Special Olympics: Local crew ready to swim and ride hard

The contingent representing the Far North at the 2017 Special Olympics National Summer Games in Wellington next week. From back left: Natasha King, Denise Pure, Jasmine Lawrence, Zadkiel Beazley Tango, Kelsey Heta, Sarasin Ben, Nicole Grimme, Hazel Leefe, (middle) Vicky Curtis, Deberra Morgan, Te Ariki Beckham, Te Waipuke Tohu, Denise Cameron, Aroha Morgan, Adam Horsfall, Karen Markin, (front) Sharon Kopa, Rachel Harvie, George King, Lani Wallace, Chris Newhouse, Daniel Casbolt; absent Maree Stacey, Eileen Bedford, Jean Tohu.
The contingent representing the Far North at the 2017 Special Olympics National Summer Games in Wellington next week. From back left: Natasha King, Denise Pure, Jasmine Lawrence, Zadkiel Beazley Tango, Kelsey Heta, Sarasin Ben, Nicole Grimme, Hazel Leefe, (middle) Vicky Curtis, Deberra Morgan, Te Ariki Beckham, Te Waipuke Tohu, Denise Cameron, Aroha Morgan, Adam Horsfall, Karen Markin, (front) Sharon Kopa, Rachel Harvie, George King, Lani Wallace, Chris Newhouse, Daniel Casbolt; absent Maree Stacey, Eileen Bedford, Jean Tohu.

The bags are packed for the 26-strong local contingent preparing to fly out from Kerikeri on Sunday to represent their district at a major sporting event in Wellington next week.

The 15 athletes in the team hail from Kerikeri, Kaikohe and Kaitaia and will be competing under the Bay of Islands Special Olympics Club banner in a field of over 1250 with intellectual disabilities at the 2017 Special Olympics National Summer Games from November 26 to December 1, 2017.

The age of the athletes in the team ranges from 9 to 29, with the majority competing in swimming bar one athlete taking part in the equestrian eventing.

Team spokeswoman Natasha King said there had been a lot of hard work and training in the lead-up and wished the athletes all the best in their respective Summer Games campaigns.

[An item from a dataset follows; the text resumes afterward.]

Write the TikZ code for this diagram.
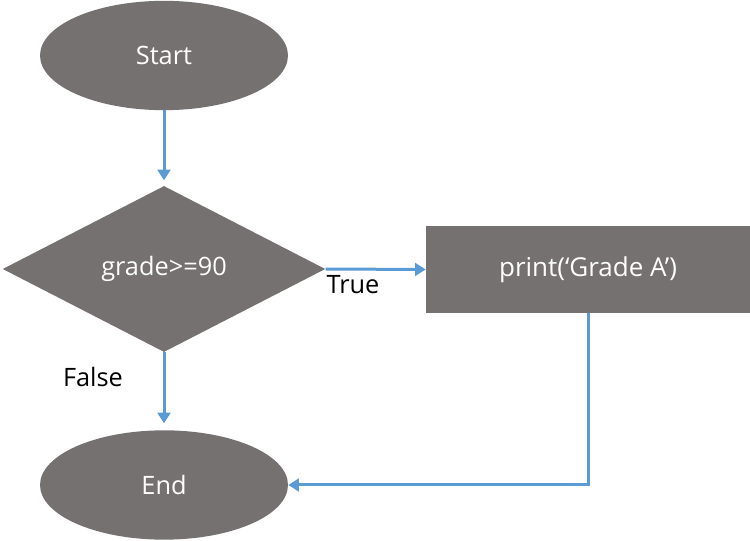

"The aim is to have fun, enjoy and swim and ride hard," she said, adding "everybody is excited".

However, she noted any excitement being felt was mostly by the athletes — the rest of the entourage had been fully occupied dealing with the logistics involved in getting such a large group to Wellington and back safely. "We [parents and caregivers] are the ones that have got all the stress," she laughed.

On behalf of the team, she gave a big thank you to all the supporters out in the community, all the funders who helped with costs involved in the campaign, all the coaches, managers, secretaries, treasurers and others involved for their hard work and keeping the club going, the use of the disability van to get the Kaitaia athletes to training and meets each week in Kawakawa and Whangarei, Kaitaia College, and all the parents and caregivers for helping get the athletes to Wellington.

Special praise went to the athletes for their effort and commitment in attending trainings and bettering themselves.

"We are looking forward to seeing all the other teams whilst not forgetting the disco night for relaxing at the end of the games."

The team is due to fly back to Kerikeri Airport on Saturday, December 2, arriving at 12.15pm.

Special Olympics has a Givealittle page for anyone keen to contribute a donation to support the club in their Summer Games campaign.

Georgia Grimme and Alex Goldsack.
Georgia Grimme and Alex Goldsack.

The 2017 Special Olympics National Summer Games in Wellington will run from November 26 to December 1.

Held every four years, the Games is New Zealand's largest event for people with intellectual disabilities and will see athletes of all ages compete in swimming, athletics, basketball, bocce, equestrian, football, golf, indoor bowls, powerlifting and tenpin bowling.

The opening ceremony will be held at Te Rauparaha Arena in Porirua next Monday, November 27, and the sports will be held throughout the Wellington, Hutt Valley and Porirua areas during the week.

Organisers were pleased to note there is 32 per cent increase in athlete and coach registrations compared with the previous event in 2013 at Dunedin.

The youngest athlete taking part at these Games is aged nine, the oldest 74, and it is estimated the overall turnout will surpass the 3000 mark.

There is also significance in the event location, with Wellington being where Grant and Wendy Quinn founded the Special Olympics movement in New Zealand more than 30 years ago.